I landed in Maputo on a Thursday evening and the heat hit me before the jet bridge finished extending — that particular weight you only get close to the equator, where the air itself seems to lean on you. The city surprised me immediately. Maputo has a confidence to it that colonial-era boulevards and crumbling pastel architecture can’t fully explain. There are jacaranda trees lining wide avenues, Portuguese tile work on buildings that are half-collapsing, open-air markets spilling into streets, and an outdoor restaurant scene that runs until two in the morning. I had piri-piri prawns that first night at a place with plastic chairs and fluorescent lighting, and they were better than anything I’d eaten in months.
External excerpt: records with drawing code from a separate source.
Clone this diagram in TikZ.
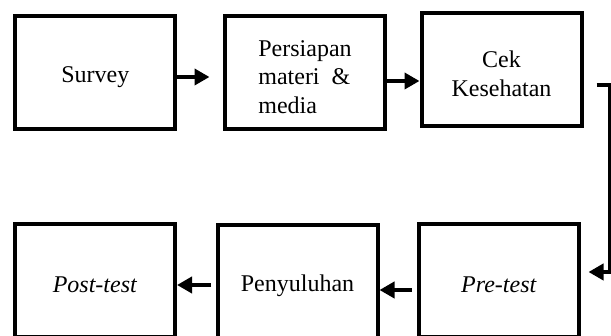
\documentclass[tikz,border=0pt]{standalone}
\usepackage{fontspec}
\setmainfont{Liberation Serif}
\usetikzlibrary{arrows.meta}
\newcommand{\topgap}{\rule{0pt}{24pt}}

\begin{document}
\begin{tikzpicture}[x = 1pt, y = 1pt,
	box/.style = {draw, line width = 4pt, minimum width = 160pt, minimum height = 113pt, inner sep = 0pt, font = \fontsize{24}{28.8}\selectfont, align = center},
	arr/.style = {line width = 4pt, -{Triangle[length = 15pt, width = 16pt]}}]
	\useasboundingbox (0,0) rectangle (611,336);
	\node [box] (survey) at (95.3,263) {\topgap Survey};
	\node [box, align = left] (persiapan) at (305,263) {\topgap Persiapan\\materi~~\&\\media};
	\node [box] (cek) at (501.5,266) {\topgap Cek\\Kesehatan};
	\node [box] (post) at (95,55) {\topgap\textit{Post-test}};
	\node [box] (peny) at (297.5,54) {\topgap Penyuluhan};
	\node [box] (pre) at (499,55) {\topgap\textit{Pre-test}};
	\coordinate (ne) at (610,251);
	\coordinate (se) at (610,64);
	\draw [arr, shorten > = 13.5pt] ([yshift=-4pt]survey.east) -- ([yshift=-4pt]survey.east -| persiapan.west);
	\draw [arr] ([yshift=-8pt]persiapan.east) -- ([yshift=-8pt]persiapan.east -| cek.west);
	\draw [arr, shorten < = 13pt, shorten > = 7.5pt] ([yshift=-15pt]cek.east) -- (ne) -- (se) -- (se -| pre.east);
	\draw [arr, shorten < = 5.5pt] ([yshift=-9pt]pre.west) -- ([yshift=-9pt]pre.west -| peny.east);
	\draw [arr, shorten < = 4.5pt] ([yshift=-3pt]peny.west) -- ([yshift=-3pt]peny.west -| post.east);
\end{tikzpicture}
\end{document}
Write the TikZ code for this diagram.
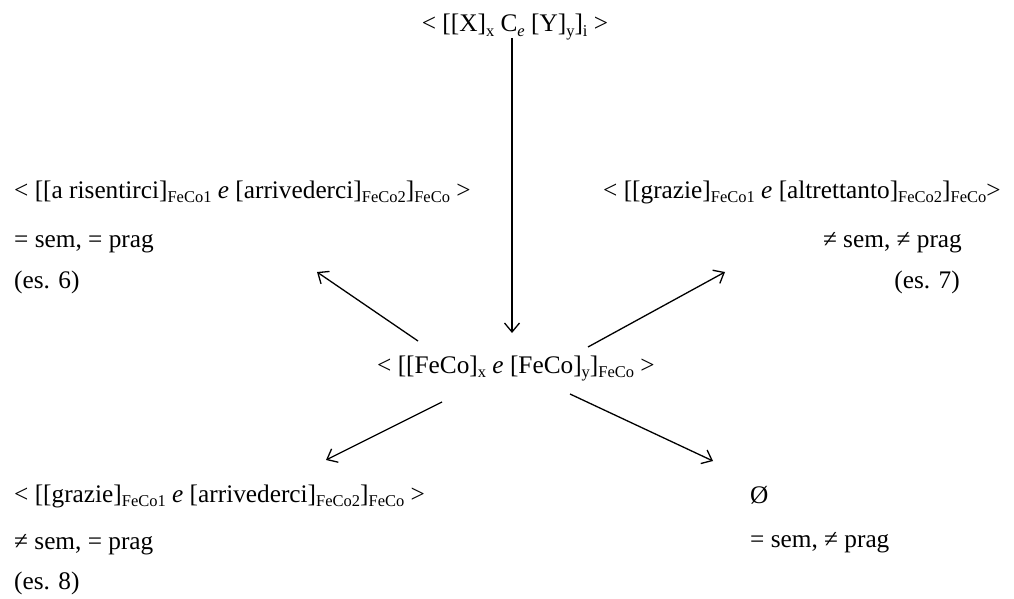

But Mozambique’s real argument is the coast — specifically the Bazaruto Archipelago, four islands sitting off the southern shore like an afterthought, the kind of place that makes you suspicious of travel adjectives until you actually see the water. It is genuinely, shamelessly that color. The lagoon between Bazaruto island and the mainland is shallow enough in places to wade and so clear that you can watch the seagrass sway six meters below. Dugong still graze there. Not in a marine reserve pamphlet sense — actual dugong, which I watched for twenty minutes from a wooden dhow while the skipper ate a mango with his feet up. Further north, the Quirimbas Archipelago offers a rawer version of the same magic, with fewer lodges and more reef, and the kind of quiet that makes you recalibrate what you thought you needed from a beach.
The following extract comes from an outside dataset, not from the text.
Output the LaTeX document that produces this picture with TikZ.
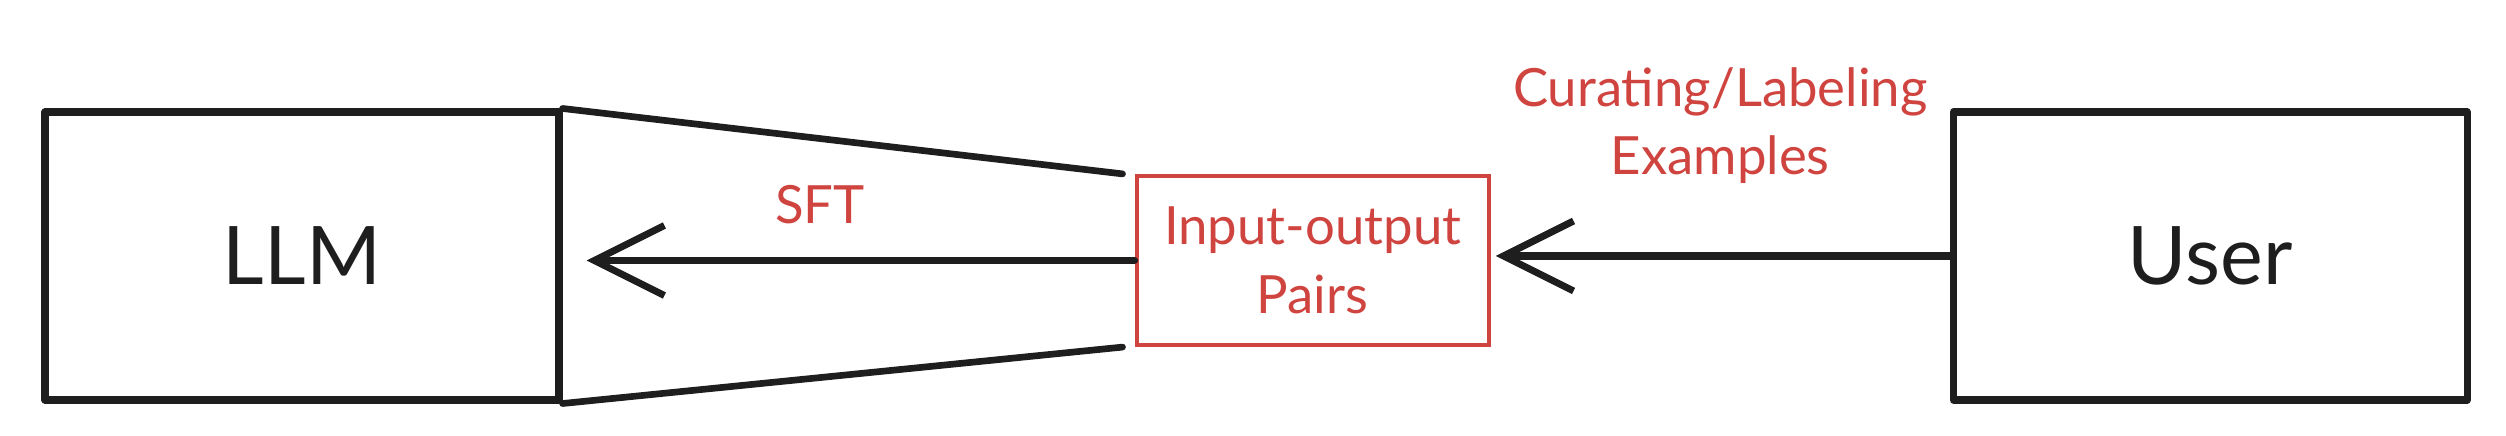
\documentclass[tikz,border=0pt]{standalone}
\usepackage{fontspec}
\setmainfont{Lato}
\usepackage{tikz}
\usetikzlibrary{arrows.meta, positioning}
\definecolor{inkBlack}{RGB}{30,30,30}
\definecolor{accentRed}{RGB}{208,68,64}
\tikzset{
  sk/box/.style={rectangle, draw=inkBlack, fill=white,
    minimum width=51.4mm, minimum height=28.8mm,
    font=\fontsize{23}{28}\selectfont\color{inkBlack}, align=center,
    line width=2pt, line join=round},
  sk/pair/.style={rectangle, draw=accentRed, fill=white,
    minimum width=35.2mm, minimum height=16.9mm,
    font=\fontsize{15}{19.6}\selectfont\color{accentRed}, align=center,
    line width=1.2pt, inner sep=2pt},
  sk/arr/.style={-{Straight Barb[length=7mm,width=7mm]}, line width=2pt,
    draw=inkBlack, line cap=round},
  sk/fan/.style={line width=1.9pt, draw=inkBlack, line cap=round},
  sk/lbl/.style={font=\fontsize{15}{19.6}\selectfont\color{accentRed},
    align=center, inner sep=1pt}
}
\begin{document}
\begin{tikzpicture}
  \useasboundingbox (0,0) rectangle (25.06,4.36);
  \node[sk/box] (llm) at (3.02,1.80) {LLM};
  \node[sk/pair, right=57.2mm of llm, yshift=-0.45mm] (io) {Input-output\\Pairs};
  \node[sk/box, right=45.9mm of io, yshift=0.45mm] (usr) {User};

  \draw[sk/fan] (llm.north east) -- ([xshift=-1.2mm]io.north west);
  \draw[sk/fan] (llm.south east) -- ([xshift=-1.2mm]io.south west);
  \draw[sk/arr, shorten >=2.4mm] (io.west) -- (io.west -| llm.east)
        node[sk/lbl, above=3mm, pos=0.55]{SFT};
  \draw[sk/arr, shorten >=0.5mm] (usr.west) -- (usr.west -| io.east)
        node[sk/lbl, above=6.5mm, midway]{Curating/Labeling\\Examples};
\end{tikzpicture}
\end{document}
The country carries the weight of a painful history — the civil war that ended in 1992 left marks that are still visible in infrastructure, in the caution of older generations, in the way development has arrived unevenly. But there is also a creative energy in Maputo, a music scene built around marrabenta rhythms, artists’ studios operating out of former warehouses, and a pride in Mozambican identity that has little interest in performing anything for outside audiences. It took me a few days to stop traveling past it and start traveling through it.
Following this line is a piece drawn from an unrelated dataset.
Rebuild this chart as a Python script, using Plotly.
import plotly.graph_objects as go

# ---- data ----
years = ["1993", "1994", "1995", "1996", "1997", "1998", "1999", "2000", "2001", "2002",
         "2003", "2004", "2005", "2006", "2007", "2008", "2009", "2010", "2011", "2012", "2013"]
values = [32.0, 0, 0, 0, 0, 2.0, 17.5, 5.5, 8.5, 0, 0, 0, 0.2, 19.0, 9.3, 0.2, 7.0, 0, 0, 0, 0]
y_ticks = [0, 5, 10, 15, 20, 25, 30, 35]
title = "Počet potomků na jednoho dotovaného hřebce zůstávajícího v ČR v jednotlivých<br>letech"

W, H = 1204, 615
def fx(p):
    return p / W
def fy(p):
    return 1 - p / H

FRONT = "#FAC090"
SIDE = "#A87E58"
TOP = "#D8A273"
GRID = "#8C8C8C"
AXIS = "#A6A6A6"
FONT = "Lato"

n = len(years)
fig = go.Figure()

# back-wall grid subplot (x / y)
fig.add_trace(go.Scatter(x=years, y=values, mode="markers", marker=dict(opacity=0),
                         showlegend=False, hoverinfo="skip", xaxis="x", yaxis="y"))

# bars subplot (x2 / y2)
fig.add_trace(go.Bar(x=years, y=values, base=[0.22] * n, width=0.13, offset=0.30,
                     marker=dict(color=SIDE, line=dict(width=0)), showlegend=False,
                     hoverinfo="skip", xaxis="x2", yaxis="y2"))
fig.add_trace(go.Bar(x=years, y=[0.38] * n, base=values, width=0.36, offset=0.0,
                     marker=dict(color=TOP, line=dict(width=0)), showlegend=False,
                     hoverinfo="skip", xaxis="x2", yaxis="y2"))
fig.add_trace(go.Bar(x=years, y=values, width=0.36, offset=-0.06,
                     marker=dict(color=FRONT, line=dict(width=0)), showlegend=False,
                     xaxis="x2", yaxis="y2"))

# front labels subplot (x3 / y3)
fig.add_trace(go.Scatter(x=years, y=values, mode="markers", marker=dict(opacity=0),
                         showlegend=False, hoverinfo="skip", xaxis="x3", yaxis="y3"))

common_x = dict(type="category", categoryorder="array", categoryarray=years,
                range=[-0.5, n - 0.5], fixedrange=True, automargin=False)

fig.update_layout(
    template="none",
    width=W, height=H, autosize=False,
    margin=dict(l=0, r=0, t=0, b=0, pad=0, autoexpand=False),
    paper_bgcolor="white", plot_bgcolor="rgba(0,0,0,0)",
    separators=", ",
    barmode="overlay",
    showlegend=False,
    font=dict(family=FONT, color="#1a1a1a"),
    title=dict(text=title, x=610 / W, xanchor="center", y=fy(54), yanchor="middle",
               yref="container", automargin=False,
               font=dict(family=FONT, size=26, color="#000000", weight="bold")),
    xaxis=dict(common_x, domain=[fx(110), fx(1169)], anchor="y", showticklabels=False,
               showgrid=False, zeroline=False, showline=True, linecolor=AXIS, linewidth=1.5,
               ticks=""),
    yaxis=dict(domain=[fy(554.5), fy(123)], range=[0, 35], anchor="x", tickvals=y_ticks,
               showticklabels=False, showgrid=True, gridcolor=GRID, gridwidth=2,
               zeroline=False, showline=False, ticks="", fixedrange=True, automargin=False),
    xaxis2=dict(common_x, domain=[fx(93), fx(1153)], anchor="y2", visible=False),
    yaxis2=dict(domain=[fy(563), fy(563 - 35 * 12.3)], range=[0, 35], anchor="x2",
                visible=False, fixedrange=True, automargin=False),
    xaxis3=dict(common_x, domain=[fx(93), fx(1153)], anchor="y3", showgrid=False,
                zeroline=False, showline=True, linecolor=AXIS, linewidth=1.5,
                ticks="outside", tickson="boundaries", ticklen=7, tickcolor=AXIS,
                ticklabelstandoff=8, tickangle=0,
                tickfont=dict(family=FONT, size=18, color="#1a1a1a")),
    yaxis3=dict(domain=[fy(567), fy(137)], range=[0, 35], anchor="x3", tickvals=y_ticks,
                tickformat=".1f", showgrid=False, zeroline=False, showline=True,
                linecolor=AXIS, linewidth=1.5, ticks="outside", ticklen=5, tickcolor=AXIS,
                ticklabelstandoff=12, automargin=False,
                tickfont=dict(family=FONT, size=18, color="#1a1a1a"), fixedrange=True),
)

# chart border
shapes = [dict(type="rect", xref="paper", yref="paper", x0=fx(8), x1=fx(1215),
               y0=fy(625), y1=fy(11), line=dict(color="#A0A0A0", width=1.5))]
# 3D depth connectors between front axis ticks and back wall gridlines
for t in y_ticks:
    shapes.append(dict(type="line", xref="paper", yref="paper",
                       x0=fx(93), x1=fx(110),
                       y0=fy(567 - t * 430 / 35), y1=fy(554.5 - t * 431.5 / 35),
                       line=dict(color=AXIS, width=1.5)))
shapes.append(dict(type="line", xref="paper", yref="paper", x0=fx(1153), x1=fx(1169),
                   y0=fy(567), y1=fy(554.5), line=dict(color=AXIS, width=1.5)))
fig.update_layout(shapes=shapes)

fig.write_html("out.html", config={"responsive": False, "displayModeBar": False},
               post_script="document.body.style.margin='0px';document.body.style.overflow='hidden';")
When to go: April to November is the dry season and the safest window — humidity drops, malaria risk lowers, and the sea off the archipelagos settles into flat, visible blue. July and August are peak months but never feel crowded by Southeast Asian standards. Avoid January to March when cyclone season and heavy rains make the coast unpredictable and roads in the north actively difficult.
What most guides get wrong: They position Mozambique as a luxury-only destination because the Bazaruto lodges carry extraordinary price tags. But that framing flattens the country into its most expensive corner. Tofo, a small beach town on the southern coast, has been running affordable guesthouses and excellent dive operations for years — the whale sharks there are not a premium product. Vilanculos is accessible and has its own charm. Maputo itself is underrated as a destination in its own right, not merely a transit stop. You do not need to spend a thousand dollars a night to understand what makes this coastline extraordinary.